**TASK STATEMENT:** Omit any picture, and return the remaining data exactly as written.

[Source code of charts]
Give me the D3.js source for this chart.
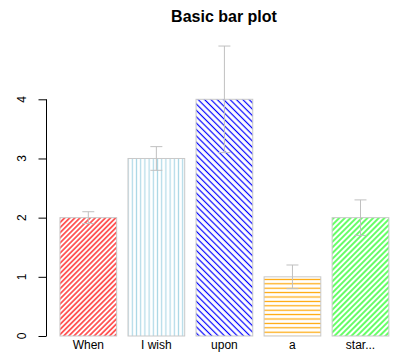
<!DOCTYPE html>
<html><head><meta charset="utf-8">
<script src="https://cdn.jsdelivr.net/npm/d3@7"></script>
<style>body{margin:0;background:#fff}svg{display:block}</style>
</head><body>
<script>
const names = ["When", "I wish", "upon", "a", "star..."];
const values = [2, 3, 4, 1, 2];
const errors = [0.1, 0.2, 0.9, 0.2, 0.3];
const colors = ["red", "lightblue", "blue", "orange", "#00ff00"];
const angles = [45, 90, 135, 0, 45];
const spacing = [3.6, 4.2, 4.5, 4.4, 4.0];
const yTicks = [0, 1, 2, 3, 4];

const W = 398, H = 353;
const svg = d3.select("body").append("svg").attr("width", W).attr("height", H);
const x = d3.scaleLinear().domain([-0.032, 6.232]).range([46.8, 402]);
const y = d3.scaleLinear().domain([0, 4]).range([336, 99.3]);

const defs = svg.append("defs");
values.forEach((v, i) => {
  const d = spacing[i];
  const p = defs.append("pattern").attr("id", "h" + i)
    .attr("patternUnits", "userSpaceOnUse")
    .attr("width", 20).attr("height", d)
    .attr("patternTransform", `rotate(${-angles[i]})`);
  p.append("line").attr("x1", 0).attr("x2", 20).attr("y1", d / 2).attr("y2", d / 2)
    .attr("stroke", colors[i]).attr("stroke-width", 1.2);
});

const bw = x(1) - x(0);
const g = svg.append("g");
values.forEach((v, i) => {
  const x0 = x(0.2 + 1.2 * i);
  g.append("rect").attr("x", x0).attr("y", y(v)).attr("width", bw).attr("height", y(0) - y(v))
    .attr("fill", `url(#h${i})`).attr("stroke", "#c8c8c8").attr("stroke-width", 1);
});
// error bars
values.forEach((v, i) => {
  const cx = x(0.7 + 1.2 * i);
  const e = errors[i];
  const eg = svg.append("g").attr("stroke", "#c0c0c0").attr("stroke-width", 1);
  eg.append("line").attr("x1", cx).attr("x2", cx).attr("y1", y(v - e)).attr("y2", y(v + e));
  eg.append("line").attr("x1", cx - 6).attr("x2", cx + 6).attr("y1", y(v - e)).attr("y2", y(v - e));
  eg.append("line").attr("x1", cx - 6).attr("x2", cx + 6).attr("y1", y(v + e)).attr("y2", y(v + e));
});

// y axis
const ya = svg.append("g").attr("transform", "translate(46.5,0)")
  .call(d3.axisLeft(y).tickValues(yTicks).tickSize(8).tickPadding(0).tickFormat(d3.format("d")));
ya.select(".domain").attr("d", `M0,${y(0)}V${y(4)}`).attr("stroke", "#000");
ya.selectAll(".tick line").attr("stroke", "#000");
ya.selectAll(".tick text").remove();
yTicks.forEach(t => {
  svg.append("text").attr("transform", `translate(26,${y(t)}) rotate(-90)`)
    .attr("text-anchor", "middle").attr("font-family", "Liberation Sans, Arial, sans-serif")
    .attr("font-size", 12).text(t);
});

// category labels
names.forEach((n, i) => {
  svg.append("text").attr("x", x(0.7 + 1.2 * i)).attr("y", 349)
    .attr("text-anchor", "middle").attr("font-family", "Liberation Sans, Arial, sans-serif")
    .attr("font-size", 12).text(n);
});

svg.append("text").attr("x", 224).attr("y", 22).attr("text-anchor", "middle")
  .attr("font-family", "Liberation Sans, Arial, sans-serif").attr("font-weight", "bold")
  .attr("font-size", 16).text("Basic bar plot");
</script>
</body></html>
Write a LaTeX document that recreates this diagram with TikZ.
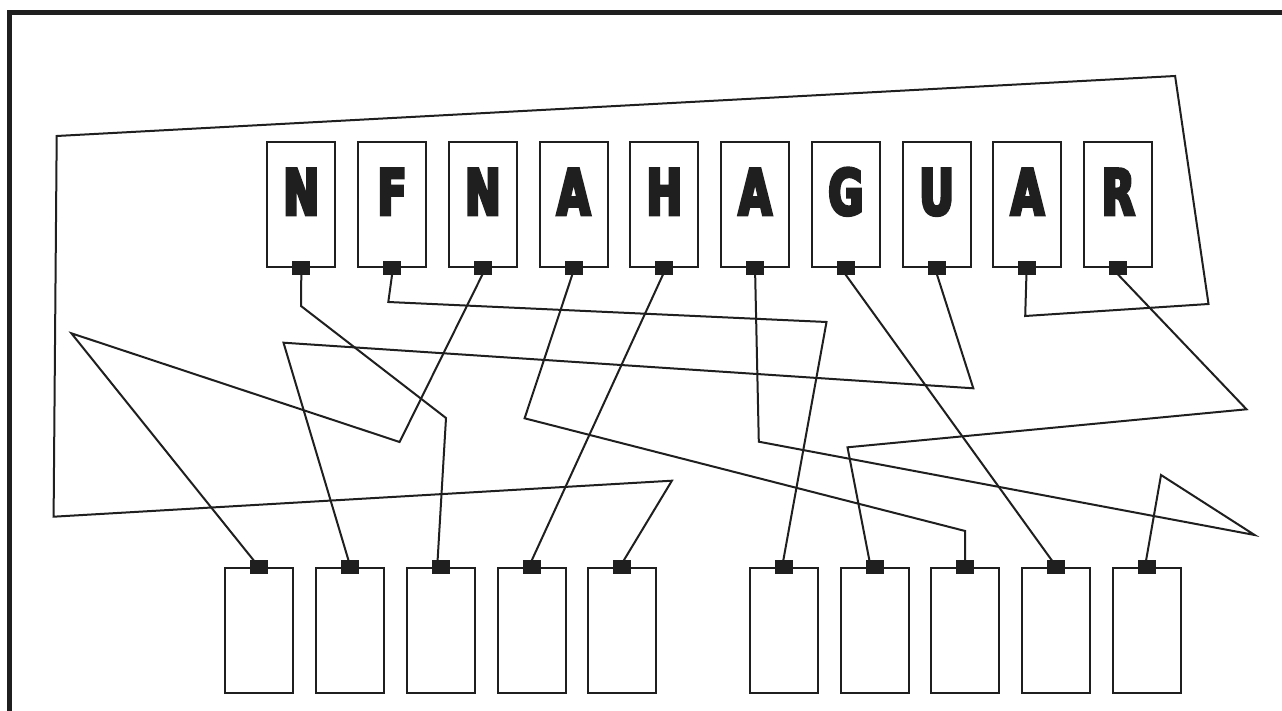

**TASK ANSWER:**
Give me the D3.js source for this chart.
<!DOCTYPE html>
<html><head><meta charset="utf-8">
<script src="https://cdn.jsdelivr.net/npm/d3@7"></script>
<style>body{margin:0;background:#fff}svg{display:block}</style>
</head><body>
<script>
const names = ["When", "I wish", "upon", "a", "star..."];
const values = [2, 3, 4, 1, 2];
const errors = [0.1, 0.2, 0.9, 0.2, 0.3];
const colors = ["red", "lightblue", "blue", "orange", "#00ff00"];
const angles = [45, 90, 135, 0, 45];
const spacing = [3.6, 4.2, 4.5, 4.4, 4.0];
const yTicks = [0, 1, 2, 3, 4];

const W = 398, H = 353;
const svg = d3.select("body").append("svg").attr("width", W).attr("height", H);
const x = d3.scaleLinear().domain([-0.032, 6.232]).range([46.8, 402]);
const y = d3.scaleLinear().domain([0, 4]).range([336, 99.3]);

const defs = svg.append("defs");
values.forEach((v, i) => {
  const d = spacing[i];
  const p = defs.append("pattern").attr("id", "h" + i)
    .attr("patternUnits", "userSpaceOnUse")
    .attr("width", 20).attr("height", d)
    .attr("patternTransform", `rotate(${-angles[i]})`);
  p.append("line").attr("x1", 0).attr("x2", 20).attr("y1", d / 2).attr("y2", d / 2)
    .attr("stroke", colors[i]).attr("stroke-width", 1.2);
});

const bw = x(1) - x(0);
const g = svg.append("g");
values.forEach((v, i) => {
  const x0 = x(0.2 + 1.2 * i);
  g.append("rect").attr("x", x0).attr("y", y(v)).attr("width", bw).attr("height", y(0) - y(v))
    .attr("fill", `url(#h${i})`).attr("stroke", "#c8c8c8").attr("stroke-width", 1);
});
// error bars
values.forEach((v, i) => {
  const cx = x(0.7 + 1.2 * i);
  const e = errors[i];
  const eg = svg.append("g").attr("stroke", "#c0c0c0").attr("stroke-width", 1);
  eg.append("line").attr("x1", cx).attr("x2", cx).attr("y1", y(v - e)).attr("y2", y(v + e));
  eg.append("line").attr("x1", cx - 6).attr("x2", cx + 6).attr("y1", y(v - e)).attr("y2", y(v - e));
  eg.append("line").attr("x1", cx - 6).attr("x2", cx + 6).attr("y1", y(v + e)).attr("y2", y(v + e));
});

// y axis
const ya = svg.append("g").attr("transform", "translate(46.5,0)")
  .call(d3.axisLeft(y).tickValues(yTicks).tickSize(8).tickPadding(0).tickFormat(d3.format("d")));
ya.select(".domain").attr("d", `M0,${y(0)}V${y(4)}`).attr("stroke", "#000");
ya.selectAll(".tick line").attr("stroke", "#000");
ya.selectAll(".tick text").remove();
yTicks.forEach(t => {
  svg.append("text").attr("transform", `translate(26,${y(t)}) rotate(-90)`)
    .attr("text-anchor", "middle").attr("font-family", "Liberation Sans, Arial, sans-serif")
    .attr("font-size", 12).text(t);
});

// category labels
names.forEach((n, i) => {
  svg.append("text").attr("x", x(0.7 + 1.2 * i)).attr("y", 349)
    .attr("text-anchor", "middle").attr("font-family", "Liberation Sans, Arial, sans-serif")
    .attr("font-size", 12).text(n);
});

svg.append("text").attr("x", 224).attr("y", 22).attr("text-anchor", "middle")
  .attr("font-family", "Liberation Sans, Arial, sans-serif").attr("font-weight", "bold")
  .attr("font-size", 16).text("Basic bar plot");
</script>
</body></html>
Write a LaTeX document that recreates this diagram with TikZ.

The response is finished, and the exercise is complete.